Equivalently: $A$ is PD iff $\mathbf{x}^T A \mathbf{x} > 0$ for all $\mathbf{x} \neq \mathbf{0}$.
In ML:
- Covariance matrices are always PSD
- Gram matrices $K_{ij} = k(\mathbf{x}_i, \mathbf{x}_j)$ must be PSD for valid kernel functions
- The Hessian at a local minimum is PD
Relationship to SVD
For $A \in \mathbb{R}^{m \times n}$ with SVD $A = U\Sigma V^T$:
- Left singular vectors $U$ = eigenvectors of $AA^T$
- Right singular vectors $V$ = eigenvectors of $A^T A$
- Singular values $\sigma_i = \sqrt{\lambda_i(A^T A)}$
For square symmetric matrices: singular values equal the absolute values of eigenvalues.
Principal Component Analysis (PCA)
PCA finds the directions of maximum variance in data.
Given centered data matrix $X \in \mathbb{R}^{n \times d}$:
- Compute covariance matrix: $C = \frac{1}{n} X^T X$
- Eigendecompose: $C = Q\Lambda Q^T$
- Principal components = eigenvectors $\mathbf{q}_i$ (ordered by decreasing $\lambda_i$)
- Project: $Z = XQ_k$ where $Q_k$ = top-$k$ eigenvectors
The eigenvalue $\lambda_i$ = variance explained along $\mathbf{q}_i$.

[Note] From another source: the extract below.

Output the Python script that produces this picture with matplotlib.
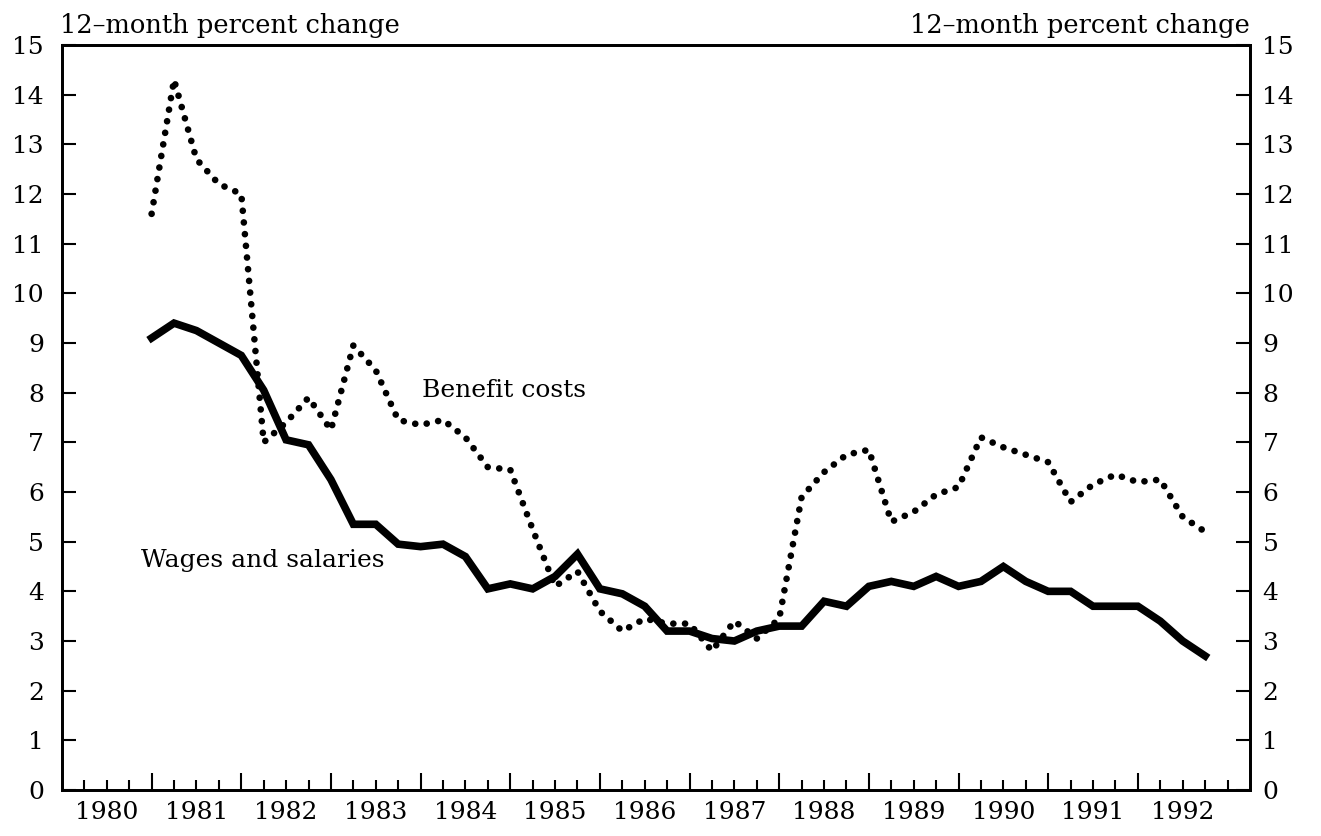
import numpy as np
import matplotlib
matplotlib.use("Agg")
import matplotlib.pyplot as plt
from matplotlib.ticker import FixedLocator

# 12-month percent change, quarterly, Dec 1980 .. Sep 1992
wages = [9.1, 9.4, 9.25, 9.0, 8.75, 8.05, 7.05, 6.95,
         6.25, 5.35, 5.35, 4.95, 4.9, 4.95, 4.7, 4.05,
         4.15, 4.05, 4.3, 4.75, 4.05, 3.95, 3.7, 3.2,
         3.2, 3.05, 3.0, 3.2, 3.3, 3.3, 3.8, 3.7,
         4.1, 4.2, 4.1, 4.3, 4.1, 4.2, 4.5, 4.2,
         4.0, 4.0, 3.7, 3.7, 3.7, 3.4, 3.0, 2.7]
benefits = [11.6, 14.3, 12.7, 12.2, 12.0, 7.0, 7.4, 7.9,
            7.25, 8.95, 8.45, 7.45, 7.35, 7.45, 7.1, 6.5,
            6.45, 5.25, 4.1, 4.4, 3.6, 3.2, 3.45, 3.35,
            3.35, 2.8, 3.4, 3.05, 3.45, 5.9, 6.4, 6.75,
            6.85, 5.4, 5.6, 5.95, 6.1, 7.1, 6.9, 6.75,
            6.6, 5.8, 6.15, 6.35, 6.2, 6.25, 5.5, 5.2]
years = list(range(1980, 1993))
first_point = 1981.0  # Dec 1980 sits on the 1980/1981 boundary

x = first_point + 0.25 * np.arange(len(wages))

plt.rcParams["font.family"] = ["DejaVu Serif"]
fig = plt.figure(figsize=(13.21, 8.36), dpi=100)
ax = fig.add_axes([0.0469, 0.0550, 0.8993, 0.8912])

ax.plot(x, wages, color="black", lw=5.5, solid_joinstyle="miter")
ax.plot(x, benefits, color="black", lw=4.8, linestyle=(0, (0.01, 1.75)),
        dash_capstyle="round")

ax.set_xlim(1980, 1993.25)
ax.set_ylim(0, 15)

# year boundaries long, quarters short
major = [y + 1 for y in years[:-1]]
minor = [y + q / 4 for y in years for q in range(1, 5) if (y + q / 4) not in major]
ax.xaxis.set_major_locator(FixedLocator(major))
ax.xaxis.set_minor_locator(FixedLocator(minor))
ax.tick_params(axis="x", which="major", direction="in", length=12, width=1.5,
               labelbottom=False)
ax.tick_params(axis="x", which="minor", direction="in", length=7, width=1.5)

sec = ax.secondary_xaxis("bottom")
sec.set_xticks([y + 0.5 for y in years], [str(y) for y in years])
sec.tick_params(length=0, labelsize=18, pad=8)
sec.spines["bottom"].set_visible(False)

ax.set_yticks(range(0, 16))
ax.tick_params(axis="y", direction="in", length=10, width=1.5,
               labelsize=18, pad=13)

ax2 = ax.twinx()
ax2.set_ylim(0, 15)
ax2.set_yticks(range(0, 16))
ax2.tick_params(axis="y", direction="in", length=10, width=1.5,
                labelsize=18, pad=9)

for a in (ax, ax2):
    for side in ["left", "right", "top", "bottom"]:
        a.spines[side].set_linewidth(2)

ax.text(1984.93, 8.05, "Benefit costs", fontsize=18, ha="center", va="center")
ax.text(1982.24, 4.63, "Wages and salaries", fontsize=18, ha="center", va="center")

fig.text(0.0454, 1 - 26 / 836, "12\u2013month percent change", fontsize=18.5,
         ha="left", va="center")
fig.text(0.9463, 1 - 26 / 836, "12\u2013month percent change", fontsize=18.5,
         ha="right", va="center")

fig.savefig("out.png", dpi=100)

Spectral Methods in Graphs
For a graph with adjacency matrix $A$ or Laplacian $L = D - A$:
- Eigenvalues of $L$ (spectrum) encode graph structure
- Second smallest eigenvalue (Fiedler value) measures connectivity
- Eigenvectors of $L$ = smooth graph signals, used in spectral GNNs
Eigenvalues in Optimization
The Hessian’s eigenvalues determine the loss landscape curvature:
- All positive → convex local bowl → gradient descent converges
- Mix of positive/negative → saddle point
- Smallest eigenvalue → sharpest direction → sets gradient descent step size limit: $\eta < 2/\lambda_{\max}$
Condition number $\kappa = \lambda_{\max} / \lambda_{\min}$ determines convergence rate.
Power Iteration
Iterative algorithm to find the dominant eigenvector:
v = random unit vector
repeat:
v = Av
v = v / norm(v)
Converges to the eigenvector for $\lambda_{\max}$. Rate depends on $\lvert \lambda_1 / \lambda_2 \rvert$.
Used in: PageRank, spectral clustering initialization.